Eliza: if you want to attract attention, offer free Oracle or SQL Server licenses.
OpenACS: there should be some limit on reviving these old threads...maybe just reverse posting to blog-order...and maybe some indication that half a decade has passed since the last post?
Another idea: cross-link threads. This would require admin/maintainer input, but you could retire a thread, but keep it linked to current discussion on the same topic. Personally I think the ability to search is enough. Retire threads after a year or so.
In the age of Google, you should make old content harder to access, but still available.

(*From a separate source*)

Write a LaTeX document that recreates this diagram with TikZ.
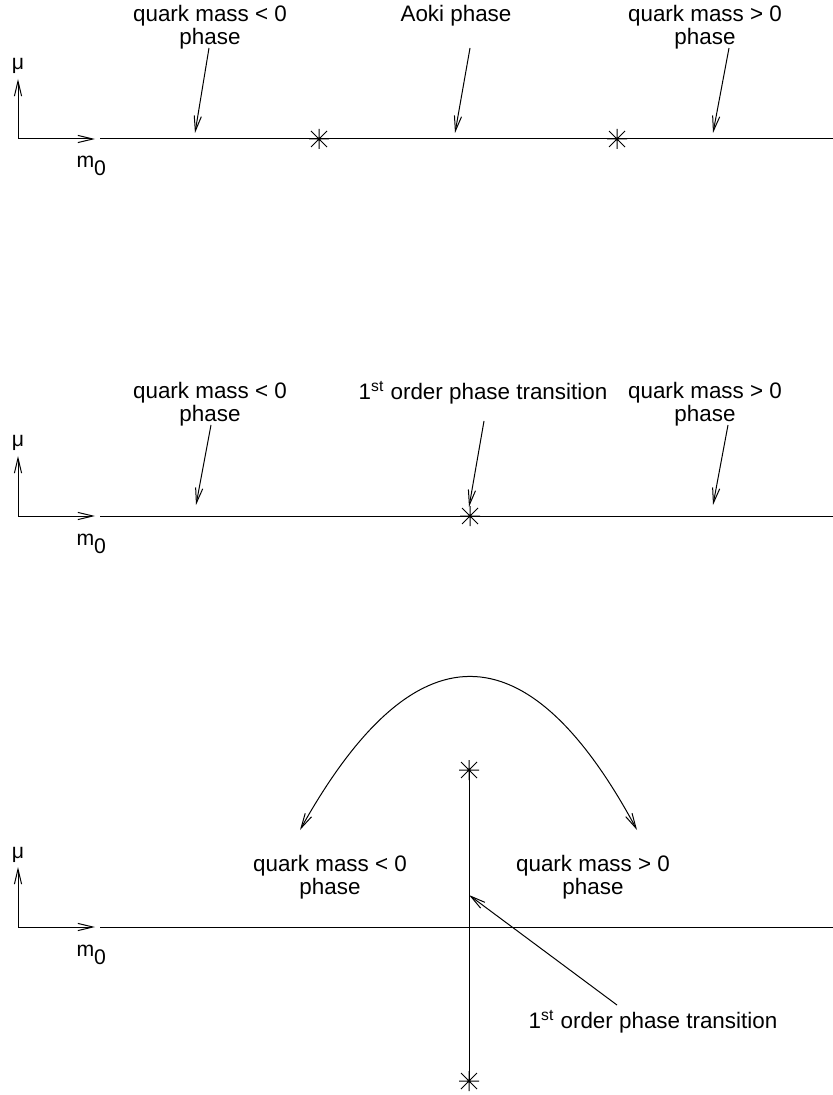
\documentclass[tikz,border=0pt]{standalone}
\usepackage{fontspec}
\setmainfont{Liberation Sans}
\usetikzlibrary{arrows.meta}
\tikzset{
 lbl/.style={align=center,inner sep=0pt,font=\fontsize{11.2}{11.5}\selectfont},
 axlbl/.style={inner sep=0pt,font=\fontsize{10.6}{11}\selectfont},
 astmark/.pic={\draw (-10,0)--(10,0) (0,-10)--(0,10) (-8,-8)--(8,8) (-8,8)--(8,-8);}
}

\begin{document}
\begin{tikzpicture}[x=0.5pt,y=-0.5pt,line width=0.5pt,>={Straight Barb[length=7.5pt,width=3.6pt]}]
\useasboundingbox (0,0) rectangle (833,1095);
% small axes
\foreach \y/\n in {139/a,516/b,927/c}{
 \coordinate (o\n) at (18,\y);
 \coordinate (mt\n) at (18,\y-60);
 \coordinate (xt\n) at (95,\y);
 \draw[->] (o\n)--(mt\n);
 \draw[->] (o\n)--(xt\n);
 \node[axlbl,anchor=base] (mu\n) at (18,\y-69) {μ};
 \node[axlbl,anchor=base west] (mz\n) at (76,\y+29) {m\raisebox{-4pt}{0}};
 \coordinate (ls\n) at (100,\y);
 \coordinate (le\n) at (833,\y);
 \draw (ls\n)--(le\n);
}
% panel a
\pic at (319,139) {astmark};
\pic at (617,139) {astmark};
\node[lbl] (nega) at (210,27) {quark mass < 0\\phase};
\node[lbl] (aoki) at (456,16) {Aoki phase};
\node[lbl] (posa) at (705,27) {quark mass > 0\\phase};
\coordinate (nega1) at (209,48);
\coordinate (nega2) at (195,133);
\coordinate (aoki1) at (470,48);
\coordinate (aoki2) at (455,133);
\coordinate (posa1) at (729,48);
\coordinate (posa2) at (713,133);
\draw[->] (nega1)--(nega2);
\draw[->] (aoki1)--(aoki2);
\draw[->] (posa1)--(posa2);
% panel b
\pic at (470,516) {astmark};
\node[lbl] (negb) at (210,404) {quark mass < 0\\phase};
\node[lbl] (trb) at (483,393) {1\textsuperscript{st} order phase transition};
\node[lbl] (posb) at (705,404) {quark mass > 0\\phase};
\coordinate (negb1) at (211,425);
\coordinate (negb2) at (196,505);
\coordinate (trb1) at (484,421);
\coordinate (trb2) at (469,507);
\coordinate (posb1) at (728,425);
\coordinate (posb2) at (713,505);
\draw[->] (negb1)--(negb2);
\draw[->] (trb1)--(trb2);
\draw[->] (posb1)--(posb2);
% panel c
\coordinate (vtop) at (469,770);
\coordinate (vbot) at (469,1081);
\draw (vtop)--(vbot);
\pic at (vtop) {astmark};
\pic at (vbot) {astmark};
\coordinate (arcl) at (300,830);
\coordinate (arcr) at (637,830);
\draw[<->] (arcl) .. controls (414,626) and (527,626) .. (arcr);
\node[lbl] (negc) at (330,877) {quark mass < 0\\phase};
\node[lbl] (posc) at (593,877) {quark mass > 0\\phase};
\node[lbl] (trc) at (653,1022) {1\textsuperscript{st} order phase transition};
\coordinate (trc1) at (617,1005);
\coordinate (trc2) at (469,895);
\draw[->] (trc1)--(trc2);
\end{tikzpicture}
\end{document}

Maybe old threads should be rolled into an historical FAQ.
IMHO, the ability to dredge up and abuse old content doesn't help promote current OpenACS software and solutions.
All the OpenACS forums need is a small tweak to make the posting date more prominent; the current hard-to-read grey date color is unwise. Perhaps also distinguish very old posts with some sort of "n years old" message next to the date.
Abuse by spammers is a separate and entirely orthogonal topic.